В рассказе А.И. Куприна «Гранатовый браслет» (1911) подробно описана внешность пяти персонажей: Веры, Анны, ее мужа, генерала Аносова, Желткова. Сестры противопоставлены друг другу, в том числе и с помощью портретов. «Старшая, Вера, пошла в мать красавицу англичанку, своей высокой гибкой фигурой, нежным, но холодным и гордым лицом, прекрасными, хотя и довольно большими руками и той очаровательной покатостью плеч, какую можно видеть на старинных миниатюрах. Младшая - Анна, - наоборот унаследовала монгольскую кровь отца <…> Она была на полголовы ниже сестры, несколько широкая в плечах, живая и легкомысленная насмешница. Лицо ее сильно монгольского типа с довольно заметными скулами, с узенькими глазами <…>, с надменным выражением в маленьком, чувственном рте, особенно в слегка выдвинутой вперед полной нижней губе, - лицо это, однако, пленяло какой-то неуловимой и непонятной прелестью, которая заключалась, может быть, в пикантной задорно-кокетливой мимике. Ее грациозная некрасивость возбуждала и привлекала внимание мужчин гораздо чаще и сильнее, чем аристократическая красота ее сестры». «У нее были редкой красоты спина, грудь и плечи. Отправляясь на большие балы, она обнажалась гораздо больше пределов, дозволяемых приличием и модой, но говорили, что под низким декольте у нее всегда была надета власяница. Вера же была строго проста, со всеми холодно и немного свысока любезна, независима и царственно спокойна». Холодность, аристократизм Веры и восточный темперамент Анны - лейтмотивы. Семейная жизнь сестер совершенно разная. Вера любит и ценит своего мужа, является преданным его другом, а Анну муж раздражает, она флиртует на его глазах со многими мужчинами, хотя никогда не изменяет ему. В ней причудливо сочетаются свободное поведение (она «посещала за границей сомнительные кафе») и набожность, что предельно заостряется в деталях одежды: неприличное декольте и власяница.

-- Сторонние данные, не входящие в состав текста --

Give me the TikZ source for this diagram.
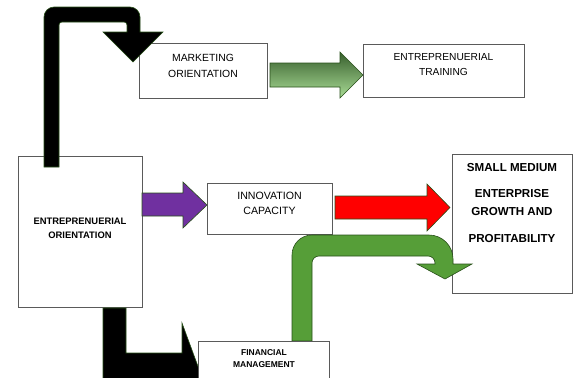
\documentclass[tikz,border=0pt]{standalone}
\usepackage{fontspec}
\setmainfont{Liberation Sans}
\definecolor{boxgray}{RGB}{90,90,90}
\definecolor{arrowline}{RGB}{40,80,25}
\definecolor{purpleA}{RGB}{112,48,160}
\definecolor{redA}{RGB}{255,0,0}
\definecolor{greenA}{RGB}{86,158,56}
\definecolor{gdark}{RGB}{55,95,45}
\definecolor{glight}{RGB}{170,220,150}
\begin{document}
\begin{tikzpicture}[x=1pt,y=-1pt,
  box/.style={draw=boxgray, line width=0.9pt, fill=white, inner sep=0pt},
  reg/.style={font=\fontsize{10.4}{15.5}\selectfont, align=center, inner sep=0pt},
  blockarrow/.style={draw=arrowline, line width=0.6pt, line join=miter}]
\useasboundingbox (0,0) rectangle (574,378);

% boxes
\node[box, minimum width=124pt, minimum height=151pt] (eo) at (80,231.5) {};
\node[box, minimum width=128pt, minimum height=55pt] (mo) at (203,70.5) {};
\node[box, minimum width=161pt, minimum height=53pt] (et) at (443.5,70.5) {};
\node[box, minimum width=125pt, minimum height=51pt] (ic) at (269.5,208.5) {};
\node[box, minimum width=120pt, minimum height=139pt] (sme) at (512,223.5) {};

% texts
\node[reg, font=\fontsize{10.4}{16}\selectfont] (mot) at (203,65.5) {MARKETING\\ORIENTATION};
\node[reg, font=\fontsize{10.2}{15}\selectfont] (ett) at (443.5,65) {ENTREPRENUERIAL\\TRAINING};
\node[reg, font=\bfseries\fontsize{9.4}{14}\selectfont] (eot) at (80,228.5) {ENTREPRENUERIAL\\ORIENTATION};
\node[reg, font=\fontsize{10.6}{15}\selectfont] (ict) at (269.5,203) {INNOVATION\\CAPACITY};
\node[reg, font=\bfseries\fontsize{11.6}{18}\selectfont] (smet) at (512,203) {SMALL MEDIUM\\[8pt]ENTERPRISE\\GROWTH AND\\[9pt]PROFITABILITY};

% black arrow EO -> MO
\path[blockarrow, fill=black]
  (44,167) [rounded corners=10pt] -- (44,7) -- (140,7) [sharp corners] -- (140,32)
  -- (163,32) -- (133,62) -- (103,32) -- (127,32)
  [rounded corners=3pt] -- (127,22) -- (59,22) [sharp corners] -- (59,167) -- cycle;

% gradient green arrow MO -> ET
\path[blockarrow, top color=gdark, bottom color=glight]
  (270,63) -- (340,63) -- (340,52) -- (363,75) -- (340,98) -- (340,87) -- (270,87) -- cycle;

% purple arrow EO -> IC
\path[blockarrow, fill=purpleA]
  (142,193) -- (183,193) -- (183,182) -- (207,205) -- (183,228) -- (183,216) -- (142,216) -- cycle;

% red arrow IC -> SME
\path[blockarrow, fill=redA]
  (335,196) -- (427,196) -- (427,184) -- (450,207.5) -- (427,231) -- (427,219) -- (335,219) -- cycle;

% black arrow EO -> FM
\path[blockarrow, fill=black]
  (103,308) -- (103,400) -- (182,400) -- (182,437) -- (203,380) -- (182,323)
  -- (182,353) -- (126,353) -- (126,308) -- cycle;

% green curved arrow FM -> SME
\path[blockarrow, fill=greenA]
  (292,341) [rounded corners=20pt] -- (292,235) [rounded corners=24pt] -- (453,235) [sharp corners] -- (453,264)
  -- (472,264) -- (445,279) -- (417,264) -- (435,264)
  [rounded corners=7pt] -- (435,256) -- (312,256) [sharp corners] -- (312,341) -- cycle;

% FM box on top
\node[box, minimum width=131pt, minimum height=60pt] (fm) at (263.5,371) {};
\node[reg, font=\bfseries\fontsize{8.5}{12}\selectfont] (fmt) at (264,358.5) {FINANCIAL\\MANAGEMENT};
\end{tikzpicture}
\end{document}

И отношение окружающих к сестрам разное. Вокруг Анны («стрекозы-егозы», по словам генерала) всегда полно мужчин: им легко и весело с ней. Вера («леди») не пользуется таким успехом, но именно она может вызвать к себе настоящую любовь, о которой «грезят женщины и на которую больше не способны мужчины». Аристократичная Вера представляется романтичному Желткову богиней, в которой «как будто бы воплотилась вся красота земли»: он благоговейно хранит вещи, забытые ею, умирает со словами «да святится имя твое». Анну «безумно» любит муж, но его назойливое ухаживание за ней выглядит жалко, комично. И сам Густав Иванович неприятный, ограниченный человек, что подчеркнуто в его отталкивающей внешности. Когда он смеялся, «его худое, гладко обтянутое блестящей кожей лицо, с прилизанными жидкими, светлыми волосами, с ввалившимися глазными орбитами, походило на череп, обнажавший в смехе прескверные зубы».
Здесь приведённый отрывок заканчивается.